Life cycle environmental and economic assessments of industry-level hydrogen production technologies

Hydrogen energy is pivotal for global decarbonization due to its high energy density and potential to achieve carbon neutrality. This study employs life cycle assessment (LCA) and life cycle cost (LCC) to evaluate the environmental and economic performance of five hydrogen production technologies in China: methanol steam reforming (MSR), steam methane reforming (SMR), coke oven gas reforming (COG), coal gasification (CGH), and renewable energy water electrolysis (REWE). Based on comprehensive industry data, the LCA results show that REWE emits only 465 kg CO₂ eq per ton of hydrogen but underperforms in terms of photochemical ozone formation potential and resource consumption. LCC and net present value (NPV) analyses indicate COG has the lowest cost (USD 1220/ton), while CGH break evens within 1–2 years.
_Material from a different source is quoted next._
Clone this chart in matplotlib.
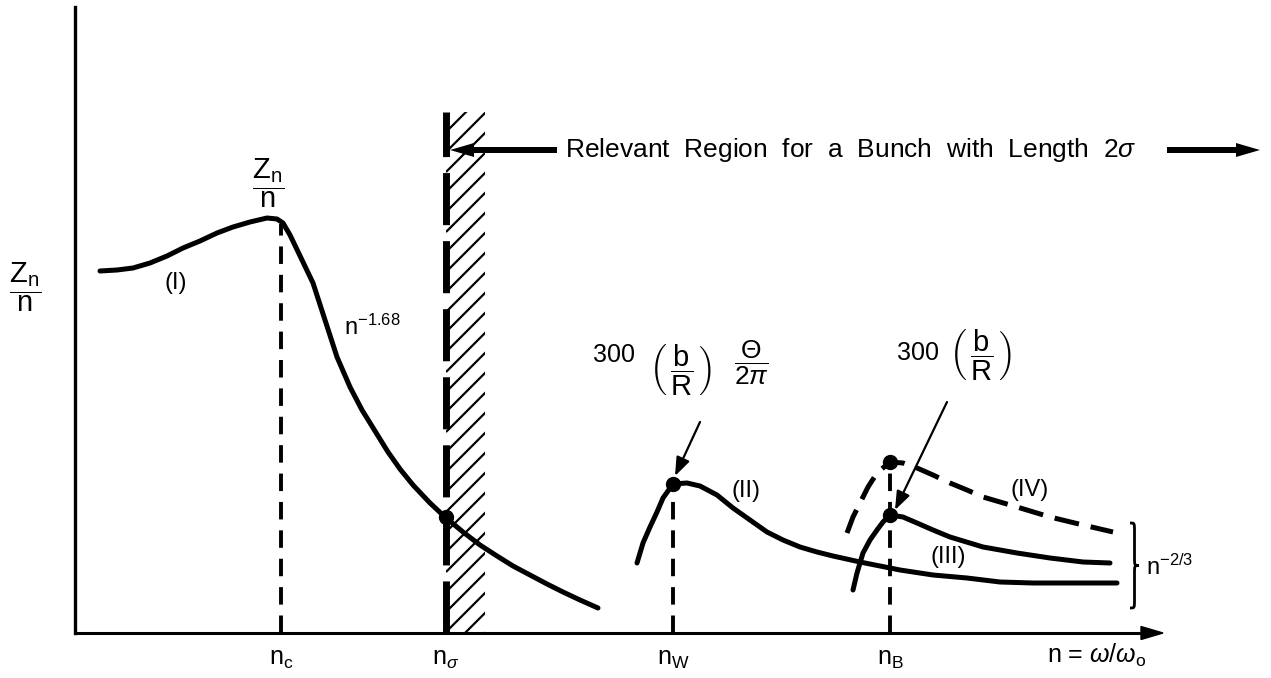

Scenario analyses aligned with China's “dual carbon” goals project that hydrogen demand will reach 100 million tons by 2060, with renewable hydrogen accounting for 70–80 % of the supply. This pathway could reduce the global warming potential to 23.9 % of the 2020 levels and lower green hydrogen costs by 71.5 %, despite a 392 % increase in energy consumption. This study provides an industry-level benchmarking framework to support technology selection and sustainable hydrogen planning.